> WHAT YOU SHOULD DO: Transcribe the listing that follows in full, omitting pictures.

> PROVIDED MATERIAL:
•••

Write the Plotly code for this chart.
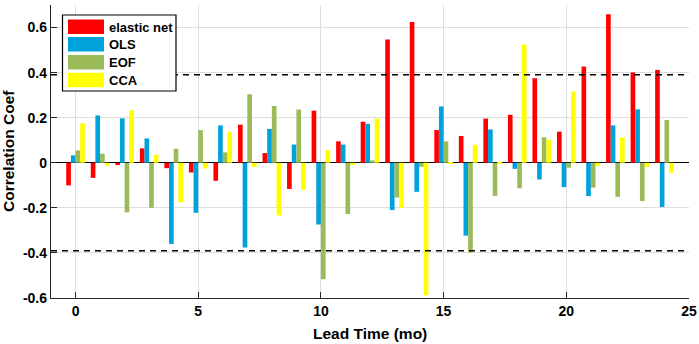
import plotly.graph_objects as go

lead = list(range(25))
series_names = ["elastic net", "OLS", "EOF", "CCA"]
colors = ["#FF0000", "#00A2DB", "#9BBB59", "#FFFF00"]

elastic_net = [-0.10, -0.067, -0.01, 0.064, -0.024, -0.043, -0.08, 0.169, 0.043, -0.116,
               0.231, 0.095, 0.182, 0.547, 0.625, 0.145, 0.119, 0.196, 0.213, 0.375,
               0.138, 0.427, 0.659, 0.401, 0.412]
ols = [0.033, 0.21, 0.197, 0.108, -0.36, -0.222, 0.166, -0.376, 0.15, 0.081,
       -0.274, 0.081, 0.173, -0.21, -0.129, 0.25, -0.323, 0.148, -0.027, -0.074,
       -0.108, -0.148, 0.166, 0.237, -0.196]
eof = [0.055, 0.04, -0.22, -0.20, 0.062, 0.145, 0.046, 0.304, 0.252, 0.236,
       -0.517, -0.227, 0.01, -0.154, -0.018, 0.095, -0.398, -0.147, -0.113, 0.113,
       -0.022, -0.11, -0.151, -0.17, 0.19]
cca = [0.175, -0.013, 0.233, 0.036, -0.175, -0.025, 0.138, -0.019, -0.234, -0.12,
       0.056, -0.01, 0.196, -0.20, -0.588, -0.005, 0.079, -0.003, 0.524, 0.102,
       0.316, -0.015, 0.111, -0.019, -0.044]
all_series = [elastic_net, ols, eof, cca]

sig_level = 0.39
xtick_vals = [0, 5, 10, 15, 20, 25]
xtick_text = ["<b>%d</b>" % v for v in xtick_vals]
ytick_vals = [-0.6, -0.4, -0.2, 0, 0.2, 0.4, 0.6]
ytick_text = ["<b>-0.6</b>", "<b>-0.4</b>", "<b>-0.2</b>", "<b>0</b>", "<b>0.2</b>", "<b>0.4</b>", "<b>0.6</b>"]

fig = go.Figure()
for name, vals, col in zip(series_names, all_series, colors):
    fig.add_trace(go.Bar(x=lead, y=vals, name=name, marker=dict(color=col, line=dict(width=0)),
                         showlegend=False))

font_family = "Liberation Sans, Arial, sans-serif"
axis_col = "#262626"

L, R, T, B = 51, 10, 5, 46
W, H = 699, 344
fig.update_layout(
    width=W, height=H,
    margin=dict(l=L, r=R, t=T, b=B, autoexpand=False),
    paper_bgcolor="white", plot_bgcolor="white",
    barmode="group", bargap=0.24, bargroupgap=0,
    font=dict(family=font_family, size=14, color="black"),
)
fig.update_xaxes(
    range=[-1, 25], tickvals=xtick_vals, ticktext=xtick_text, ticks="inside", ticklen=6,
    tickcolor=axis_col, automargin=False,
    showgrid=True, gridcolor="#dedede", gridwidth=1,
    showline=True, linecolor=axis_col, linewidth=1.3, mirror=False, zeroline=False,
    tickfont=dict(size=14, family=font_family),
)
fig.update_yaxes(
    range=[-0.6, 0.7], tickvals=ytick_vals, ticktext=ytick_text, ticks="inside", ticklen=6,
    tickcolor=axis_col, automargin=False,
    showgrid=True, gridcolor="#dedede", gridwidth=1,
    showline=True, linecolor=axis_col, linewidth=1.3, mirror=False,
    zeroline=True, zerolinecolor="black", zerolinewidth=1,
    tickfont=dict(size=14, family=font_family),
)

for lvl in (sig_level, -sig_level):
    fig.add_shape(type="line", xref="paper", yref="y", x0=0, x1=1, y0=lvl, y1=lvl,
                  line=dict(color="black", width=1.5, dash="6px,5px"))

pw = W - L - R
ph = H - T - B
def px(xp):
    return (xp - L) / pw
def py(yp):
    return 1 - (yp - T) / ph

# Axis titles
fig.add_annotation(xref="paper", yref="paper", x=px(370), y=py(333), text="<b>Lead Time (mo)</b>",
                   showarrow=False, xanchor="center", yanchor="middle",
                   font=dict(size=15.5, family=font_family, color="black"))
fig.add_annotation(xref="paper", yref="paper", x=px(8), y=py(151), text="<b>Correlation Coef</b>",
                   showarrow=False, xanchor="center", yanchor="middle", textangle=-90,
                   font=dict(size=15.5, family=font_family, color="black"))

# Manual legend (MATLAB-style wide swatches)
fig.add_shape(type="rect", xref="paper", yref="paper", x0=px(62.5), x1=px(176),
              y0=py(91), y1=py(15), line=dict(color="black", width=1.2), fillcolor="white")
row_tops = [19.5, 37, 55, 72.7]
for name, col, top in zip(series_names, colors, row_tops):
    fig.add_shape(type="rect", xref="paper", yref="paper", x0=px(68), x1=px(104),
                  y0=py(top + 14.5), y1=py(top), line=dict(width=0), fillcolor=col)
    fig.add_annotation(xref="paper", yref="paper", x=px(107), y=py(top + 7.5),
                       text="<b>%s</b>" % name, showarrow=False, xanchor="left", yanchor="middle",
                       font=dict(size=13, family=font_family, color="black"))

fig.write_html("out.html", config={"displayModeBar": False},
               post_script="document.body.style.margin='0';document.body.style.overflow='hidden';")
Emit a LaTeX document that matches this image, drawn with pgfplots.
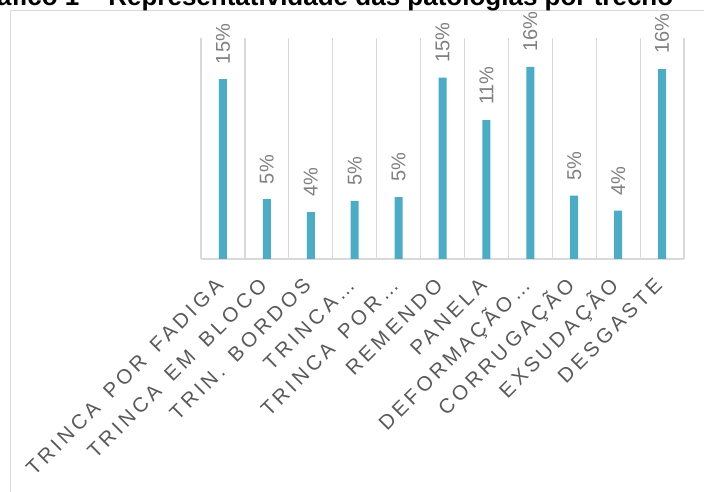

•••

> FINAL RESULT:
Write the Plotly code for this chart.
import plotly.graph_objects as go

lead = list(range(25))
series_names = ["elastic net", "OLS", "EOF", "CCA"]
colors = ["#FF0000", "#00A2DB", "#9BBB59", "#FFFF00"]

elastic_net = [-0.10, -0.067, -0.01, 0.064, -0.024, -0.043, -0.08, 0.169, 0.043, -0.116,
               0.231, 0.095, 0.182, 0.547, 0.625, 0.145, 0.119, 0.196, 0.213, 0.375,
               0.138, 0.427, 0.659, 0.401, 0.412]
ols = [0.033, 0.21, 0.197, 0.108, -0.36, -0.222, 0.166, -0.376, 0.15, 0.081,
       -0.274, 0.081, 0.173, -0.21, -0.129, 0.25, -0.323, 0.148, -0.027, -0.074,
       -0.108, -0.148, 0.166, 0.237, -0.196]
eof = [0.055, 0.04, -0.22, -0.20, 0.062, 0.145, 0.046, 0.304, 0.252, 0.236,
       -0.517, -0.227, 0.01, -0.154, -0.018, 0.095, -0.398, -0.147, -0.113, 0.113,
       -0.022, -0.11, -0.151, -0.17, 0.19]
cca = [0.175, -0.013, 0.233, 0.036, -0.175, -0.025, 0.138, -0.019, -0.234, -0.12,
       0.056, -0.01, 0.196, -0.20, -0.588, -0.005, 0.079, -0.003, 0.524, 0.102,
       0.316, -0.015, 0.111, -0.019, -0.044]
all_series = [elastic_net, ols, eof, cca]

sig_level = 0.39
xtick_vals = [0, 5, 10, 15, 20, 25]
xtick_text = ["<b>%d</b>" % v for v in xtick_vals]
ytick_vals = [-0.6, -0.4, -0.2, 0, 0.2, 0.4, 0.6]
ytick_text = ["<b>-0.6</b>", "<b>-0.4</b>", "<b>-0.2</b>", "<b>0</b>", "<b>0.2</b>", "<b>0.4</b>", "<b>0.6</b>"]

fig = go.Figure()
for name, vals, col in zip(series_names, all_series, colors):
    fig.add_trace(go.Bar(x=lead, y=vals, name=name, marker=dict(color=col, line=dict(width=0)),
                         showlegend=False))

font_family = "Liberation Sans, Arial, sans-serif"
axis_col = "#262626"

L, R, T, B = 51, 10, 5, 46
W, H = 699, 344
fig.update_layout(
    width=W, height=H,
    margin=dict(l=L, r=R, t=T, b=B, autoexpand=False),
    paper_bgcolor="white", plot_bgcolor="white",
    barmode="group", bargap=0.24, bargroupgap=0,
    font=dict(family=font_family, size=14, color="black"),
)
fig.update_xaxes(
    range=[-1, 25], tickvals=xtick_vals, ticktext=xtick_text, ticks="inside", ticklen=6,
    tickcolor=axis_col, automargin=False,
    showgrid=True, gridcolor="#dedede", gridwidth=1,
    showline=True, linecolor=axis_col, linewidth=1.3, mirror=False, zeroline=False,
    tickfont=dict(size=14, family=font_family),
)
fig.update_yaxes(
    range=[-0.6, 0.7], tickvals=ytick_vals, ticktext=ytick_text, ticks="inside", ticklen=6,
    tickcolor=axis_col, automargin=False,
    showgrid=True, gridcolor="#dedede", gridwidth=1,
    showline=True, linecolor=axis_col, linewidth=1.3, mirror=False,
    zeroline=True, zerolinecolor="black", zerolinewidth=1,
    tickfont=dict(size=14, family=font_family),
)

for lvl in (sig_level, -sig_level):
    fig.add_shape(type="line", xref="paper", yref="y", x0=0, x1=1, y0=lvl, y1=lvl,
                  line=dict(color="black", width=1.5, dash="6px,5px"))

pw = W - L - R
ph = H - T - B
def px(xp):
    return (xp - L) / pw
def py(yp):
    return 1 - (yp - T) / ph

# Axis titles
fig.add_annotation(xref="paper", yref="paper", x=px(370), y=py(333), text="<b>Lead Time (mo)</b>",
                   showarrow=False, xanchor="center", yanchor="middle",
                   font=dict(size=15.5, family=font_family, color="black"))
fig.add_annotation(xref="paper", yref="paper", x=px(8), y=py(151), text="<b>Correlation Coef</b>",
                   showarrow=False, xanchor="center", yanchor="middle", textangle=-90,
                   font=dict(size=15.5, family=font_family, color="black"))

# Manual legend (MATLAB-style wide swatches)
fig.add_shape(type="rect", xref="paper", yref="paper", x0=px(62.5), x1=px(176),
              y0=py(91), y1=py(15), line=dict(color="black", width=1.2), fillcolor="white")
row_tops = [19.5, 37, 55, 72.7]
for name, col, top in zip(series_names, colors, row_tops):
    fig.add_shape(type="rect", xref="paper", yref="paper", x0=px(68), x1=px(104),
                  y0=py(top + 14.5), y1=py(top), line=dict(width=0), fillcolor=col)
    fig.add_annotation(xref="paper", yref="paper", x=px(107), y=py(top + 7.5),
                       text="<b>%s</b>" % name, showarrow=False, xanchor="left", yanchor="middle",
                       font=dict(size=13, family=font_family, color="black"))

fig.write_html("out.html", config={"displayModeBar": False},
               post_script="document.body.style.margin='0';document.body.style.overflow='hidden';")
Emit a LaTeX document that matches this image, drawn with pgfplots.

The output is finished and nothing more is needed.